Ma prima, il solo modo di eliminare la dengue (e così anche la malaria, e gli scoppi di gastroenterite o infezioni respiratorie che sono ben più letali) bonificare le pozze d’acqua stagnante, rimuovere i cumuli di rifiuti dalle strade (in quelle dei suburbi più popolari e poveri, e ovviamente degli slum, perché quelli più chic sono normalmente puliti). E garantire la distribuzione di acqua potabile: perché nelle zone povere della città, soprattutto negli ammassi umani informali chiamati jhuggi (slum, bidonvilles), dove non arriva il normale acquedotto, gli abitanti raccolgono l’acqua piovana, o quella distribuita dai camion cisterna, con grande spargimento di acqua che ristagna a terra.

La dengue c’è sempre in India, ma ogni due o tre anni si registra un picco: e questo è il peggiore dal 2006. Perché? La municipalità di New Delhi ha cominciato le fumigazioni per debellare le zanzare molto tardi, a piogge monsoniche già iniziate, riferisce Frontline, magazine indiano che questa settimana dedica l’apertura alla dengue. Che però parla soprattutto del pericoloso disinvestimento pubblico dalla sanità, e di insufficenza dei presidi medici di base.

Il governo indiano, leggiamo, ha ridotto il proprio ruolo a una piccola parte della sanità, si limita più che altro ad aspetti preventivi come le vaccinazioni, mentre ha delegato praticamente tutta la parte clinica al settore privato. Così oggi l’India ha il sistema sanitario più privatizzato del mondo: quasi l’80 per cento della sanità è in mano privata. Oltre il 70 per cento della spesa medica è pagata direttamente dai pazienti. Da quelli che possono, ovviamente: secondo Frontline si può stimare che 40 milioni di persone sono spinte sotto la soglia di povertà proprio dal non poter pagare un medico.

I picchi di malaria o di dissenteria – o di dengue – non sono una grande notizia: ci sono sempre, sono malattie da poveri, non fanno più che trafiletti sui giornali. La dengue ha attratto più attenzione pubblica, forse anche perché la storia dei due bambini ha commosso. E perché le loro famiglie non erano “povere”.

A ben guardare, proprio quei due bambini morti di dengue nella capitale indiana sono un paradosso. I loro genitori sono persone di classe media, diremmo piccola borghesia. I bambini erano sani e vivaci, e quella febbretta all’inizio non aveva impensierito i genitori: dopo qualche ora però la situazione era peggiorata e sono corsi a un ospedale, poi a un altro, poi a un altro, che però si dichiaravano al completo. Tutti ospedali privati. Una delle due famiglie in effetti passava già da giorni da una trasfusione (a pagamento) all’altra.

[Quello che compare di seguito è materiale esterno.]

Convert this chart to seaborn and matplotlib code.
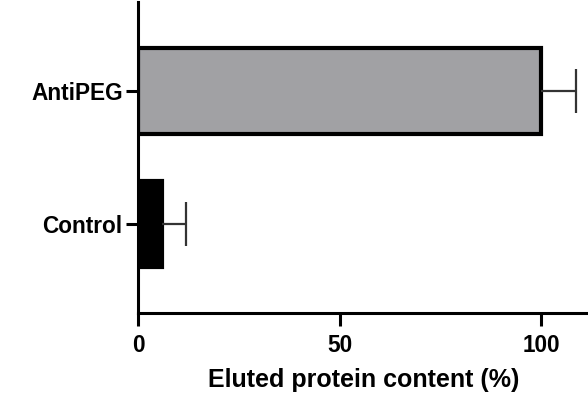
import numpy as np
import pandas as pd
import matplotlib
matplotlib.use('Agg')
import matplotlib.pyplot as plt
import seaborn as sns

groups = ['AntiPEG', 'Control']
content = [100.0, 5.9]
content_err = [8.7, 6.0]
colors = ['#a1a0a5', '#000000']

data = pd.DataFrame({'Group': groups, 'Content': content})

sns.set_style('ticks')
plt.rcParams['font.family'] = ['Liberation Sans', 'DejaVu Sans']
plt.rcParams['font.weight'] = 'bold'
plt.rcParams['text.color'] = 'black'

fig = plt.figure(figsize=(5.88, 3.95), dpi=100)
ax = fig.add_axes([0.2347, 0.2076, 0.7680, 0.7873])

sns.barplot(data=data, x='Content', y='Group', hue='Group', palette=colors,
            orient='h', width=0.65, edgecolor='black', linewidth=3,
            errorbar=None, legend=False, ax=ax)

# one-sided error bars (positive side only), drop the inner cap
ypos = ax.get_yticks()
eb = ax.errorbar(content, ypos, xerr=[np.zeros(len(content_err)), content_err],
                 fmt='none', ecolor='#333333', elinewidth=1.6, capsize=15.5,
                 capthick=1.6, zorder=1)
eb[1][0].set_visible(False)

ax.set_xlim(0, 112)
ax.set_ylim(1.67, -0.67)
ax.set_xticks([0, 50, 100])
ax.set_xlabel('Eluted protein content (%)', fontsize=18, fontweight='bold',
              color='black', labelpad=8)
ax.set_ylabel('')

for side in ['top', 'right']:
    ax.spines[side].set_visible(False)
for side in ['left', 'bottom']:
    ax.spines[side].set_linewidth(2.2)
    ax.spines[side].set_color('black')

ax.tick_params(axis='both', length=9, width=2.2, color='black',
               labelsize=16.3, labelcolor='black')
ax.tick_params(axis='y', pad=2)
ax.tick_params(axis='x', pad=6)
for lab in ax.get_xticklabels() + ax.get_yticklabels():
    lab.set_fontweight('bold')

fig.savefig('out.png', dpi=100)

Quelle famiglie non hanno neppure fatto il tentativo di rivolgersi al servizio pubblico, convinti di offrire ai propri figli il meglio. Invece le strutture private li hanno respinti adducendo che non avevano letti liberi per casi di dengue: dimostrando zero etica medica (non si respinge un paziente senza almeno stabilizzarlo: e dopo quella storia, il governo ha emanato direttive agli ospedali di New Delhi, che dovranno accogliere i malati di dengue).

Malasanità dunque: ma malasanità privata. E pronta a ripetersi.